## Given data

.....

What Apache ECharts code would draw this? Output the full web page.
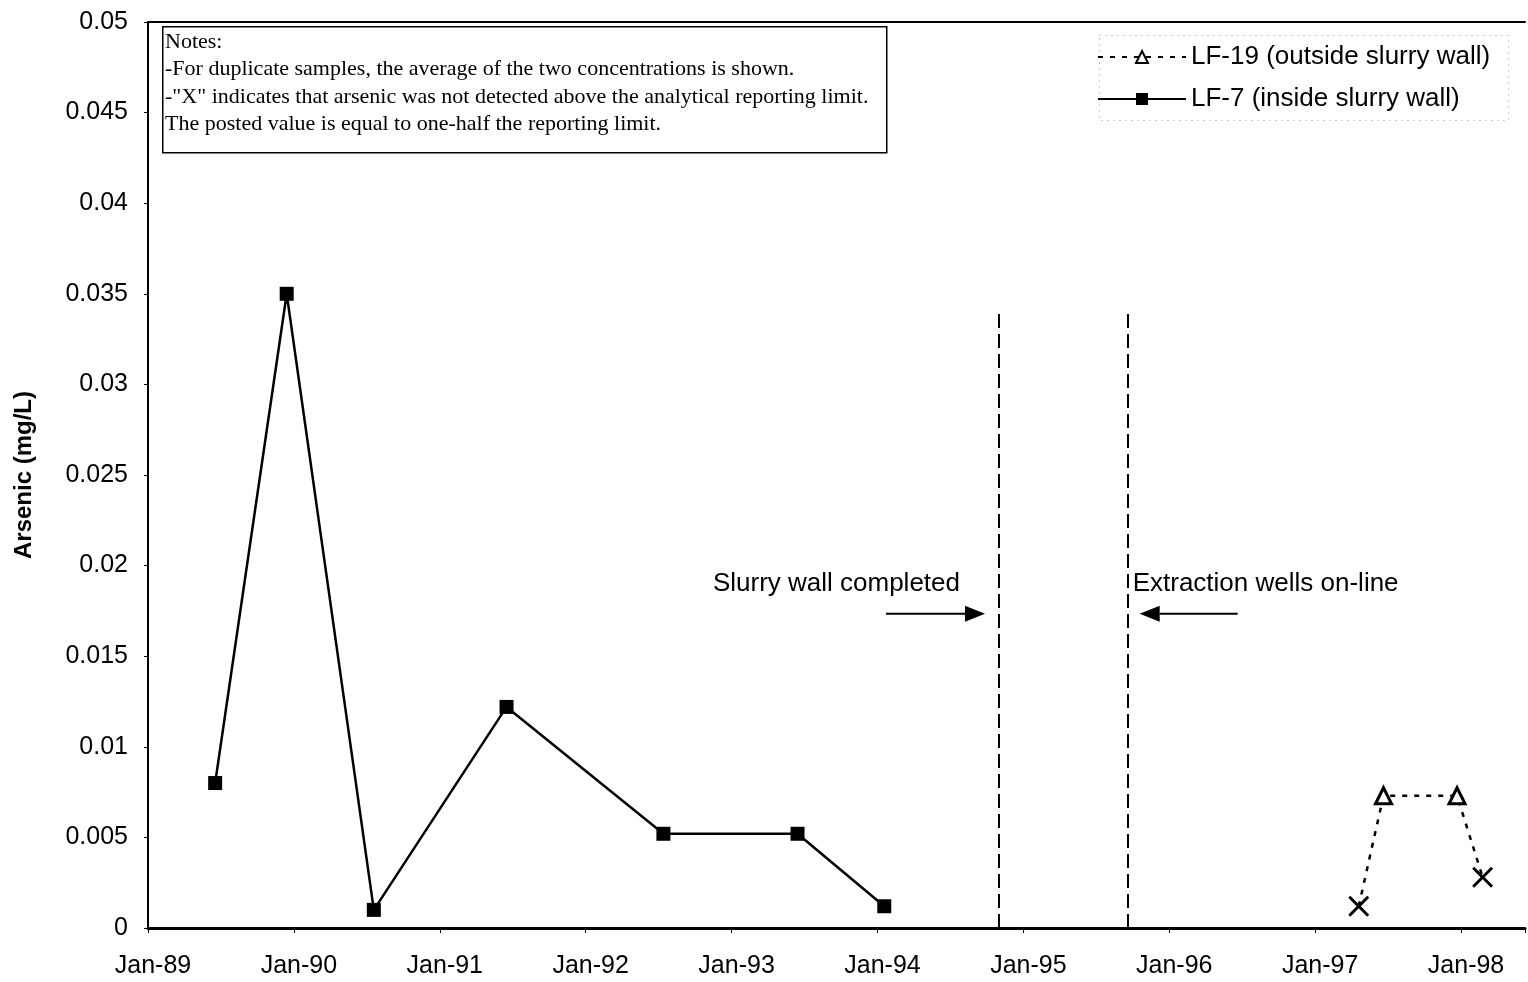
<!DOCTYPE html>
<html>
<head>
<meta charset="utf-8">
<title>Arsenic concentrations, LF-7 and LF-19</title>
<script src="https://cdn.jsdelivr.net/npm/echarts@6/dist/echarts.min.js"></script>
<style>
  html, body { margin: 0; padding: 0; background: #fff; }
  #chart { width: 1528px; height: 982px; }
</style>
</head>
<body>
<div id="chart"></div>
<script>
// ---- data ----
const lf7Dates  = ['1989-06-18', '1989-12-14', '1990-07-20', '1991-06-17', '1992-07-14', '1993-06-15', '1994-01-18'];
const lf7Values = [0.008, 0.035, 0.001, 0.0122, 0.0052, 0.0052, 0.0012];

const lf19Dates     = ['1997-04-20', '1997-06-21', '1997-12-22', '1998-02-24'];
const lf19Values    = [0.0012, 0.0073, 0.0073, 0.0028];
const lf19NotDetect = [true, false, false, true];

const eventDates  = ['1994-11-01', '1995-09-19'];
const eventLabels = ['Slurry wall completed', 'Extraction wells on-line'];
const eventTop    = 0.0342;  // dashed event lines run from 0 up to this level
const eventTextY  = 0.019;   // level of the annotation text

const axisStart = '1989-01-01';
const axisEnd   = '1998-06-10';
const yTicks    = [0, 0.005, 0.01, 0.015, 0.02, 0.025, 0.03, 0.035, 0.04, 0.045, 0.05];

const notes = [
  'Notes:',
  '-For duplicate samples, the average of the two concentrations is shown.',
  '-"X" indicates that arsenic was not detected above the analytical reporting limit.',
  'The posted value is equal to one-half the reporting limit.'
];

// ---- helpers ----
function toYear(s) {
  const d = new Date(s + 'T00:00:00Z');
  const y = d.getUTCFullYear();
  const start = Date.UTC(y, 0, 1), end = Date.UTC(y + 1, 0, 1);
  return y + (d.getTime() - start) / (end - start);
}

const SANS = 'Liberation Sans, Arial, sans-serif';
const SERIF = 'Liberation Serif, Times New Roman, serif';
const crossPath = 'path://M2,0 L10,8 L18,0 L20,2 L12,10 L20,18 L18,20 L10,12 L2,20 L0,18 L8,10 L0,2 Z';

const xMin = toYear(axisStart), xMax = toYear(axisEnd);

const lf7Data = lf7Dates.map((d, i) => [toYear(d), lf7Values[i]]);
const lf19Data = lf19Dates.map((d, i) => lf19NotDetect[i]
  ? { value: [toYear(d), lf19Values[i]], symbol: crossPath, symbolSize: 21,
      itemStyle: { color: '#000', borderWidth: 0 } }
  : { value: [toYear(d), lf19Values[i]] });

const eventLines = eventDates.map(d => [
  { coord: [toYear(d), 0] },
  { coord: [toYear(d), eventTop] }
]);

const chart = echarts.init(document.getElementById('chart'), null, { renderer: 'canvas' });

chart.setOption({
  animation: false,
  backgroundColor: '#fff',
  textStyle: { fontFamily: SANS, color: '#000' },
  grid: { left: 148, right: 0, top: 22, bottom: 54 },
  legend: {
    orient: 'vertical',
    left: 1097, top: 44,
    padding: 0,
    itemWidth: 88, itemHeight: 15, itemGap: 16,
    textStyle: { fontSize: 26, color: '#000', fontFamily: SANS, lineHeight: 26 },
    data: ['LF-19 (outside slurry wall)', 'LF-7 (inside slurry wall)']
  },
  xAxis: [{
    type: 'value', min: xMin, max: xMax, interval: 1,
    axisLine: { lineStyle: { color: '#000', width: 3 } },
    axisTick: { length: 5, lineStyle: { color: '#000', width: 1 } },
    axisLabel: {
      fontSize: 25, color: '#000', margin: 26, fontFamily: SANS,
      padding: [0, 0, 0, 10],
      formatter: v => Math.abs(v - Math.round(v)) < 1e-6 ? 'Jan-' + String(Math.round(v)).slice(2) : ''
    },
    splitLine: { show: false }
  }, {
    type: 'value', position: 'top', min: xMin, max: xMax,
    axisLine: { lineStyle: { color: '#000', width: 2 } },
    axisTick: { show: false }, axisLabel: { show: false }, splitLine: { show: false }
  }],
  yAxis: {
    type: 'value', min: yTicks[0], max: yTicks[yTicks.length - 1], interval: yTicks[1] - yTicks[0],
    name: 'Arsenic (mg/L)', nameLocation: 'middle', nameGap: 112,
    nameTextStyle: { fontSize: 24, fontWeight: 'bold', color: '#000', fontFamily: SANS },
    axisLine: { show: true, lineStyle: { color: '#000', width: 2 } },
    axisTick: { show: true, length: 4, lineStyle: { color: '#000', width: 1 } },
    axisLabel: {
      fontSize: 25, color: '#000', margin: 20, fontFamily: SANS,
      formatter: v => v === 0 ? '0' : String(+v.toFixed(4))
    },
    splitLine: { show: false }
  },
  series: [{
    name: 'LF-19 (outside slurry wall)',
    type: 'line',
    data: lf19Data,
    symbol: 'triangle', symbolSize: 16,
    itemStyle: { color: '#fff', borderColor: '#000', borderWidth: 3 },
    lineStyle: { color: '#000', width: 2.5, type: [5, 7] },
    z: 3
  }, {
    name: 'LF-7 (inside slurry wall)',
    type: 'line',
    data: lf7Data,
    symbol: 'rect', symbolSize: 14,
    itemStyle: { color: '#000' },
    lineStyle: { color: '#000', width: 2.5 },
    z: 3,
    markLine: {
      silent: true, symbol: 'none', animation: false,
      label: { show: false },
      lineStyle: { color: '#000', width: 2, type: [14, 6] },
      data: eventLines
    }
  }]
});

// ---- annotations placed from data coordinates ----
function px(x, y) { return chart.convertToPixel({ gridIndex: 0 }, [x, y]); }

const graphics = [];

// notes box
graphics.push({
  type: 'rect', left: 162, top: 26, z: 10,
  shape: { width: 724, height: 126 },
  style: { fill: '#fff', stroke: '#000', lineWidth: 1.5 }
});
notes.forEach((t, i) => graphics.push({
  type: 'text', x: 165, y: 42 + i * 27.5, z: 11,
  style: { text: t, font: '22px ' + SERIF, fill: '#000', textVerticalAlign: 'middle' }
}));

// legend frame
graphics.push({
  type: 'rect', left: 1097, top: 33, z: 0,
  shape: { width: 409, height: 85 },
  style: { fill: 'none', stroke: '#999', lineWidth: 1, lineDash: [1, 5] }
});

// event annotations: text + arrow pointing at the event line
eventDates.forEach((d, i) => {
  const [lx] = px(toYear(d), 0);
  const [, ty] = px(toYear(d), eventTextY);
  const ay = ty + 30;
  const left = i === 0;
  graphics.push({
    type: 'text', z: 10,
    x: left ? lx - 39 : lx + 5, y: ty,
    style: { text: eventLabels[i], font: '26px ' + SANS, fill: '#000',
             textAlign: left ? 'right' : 'left', textVerticalAlign: 'middle' }
  });
  const tip = left ? lx - 14 : lx + 12;
  const tail = left ? lx - 113 : lx + 110;
  const head = left ? tip - 20 : tip + 20;
  graphics.push({
    type: 'line', z: 10,
    shape: { x1: tail, y1: ay, x2: head, y2: ay },
    style: { stroke: '#000', lineWidth: 2 }
  });
  graphics.push({
    type: 'polygon', z: 10,
    shape: { points: [[tip, ay], [head, ay - 8], [head, ay + 8]] },
    style: { fill: '#000' }
  });
});

chart.setOption({ graphic: graphics });
</script>
</body>
</html>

.....

## Task objective
Copy every line in the listing above where the string "this" turns up.

## Problem solution
What Apache ECharts code would draw this? Output the full web page.
const eventTop    = 0.0342;  // dashed event lines run from 0 up to this level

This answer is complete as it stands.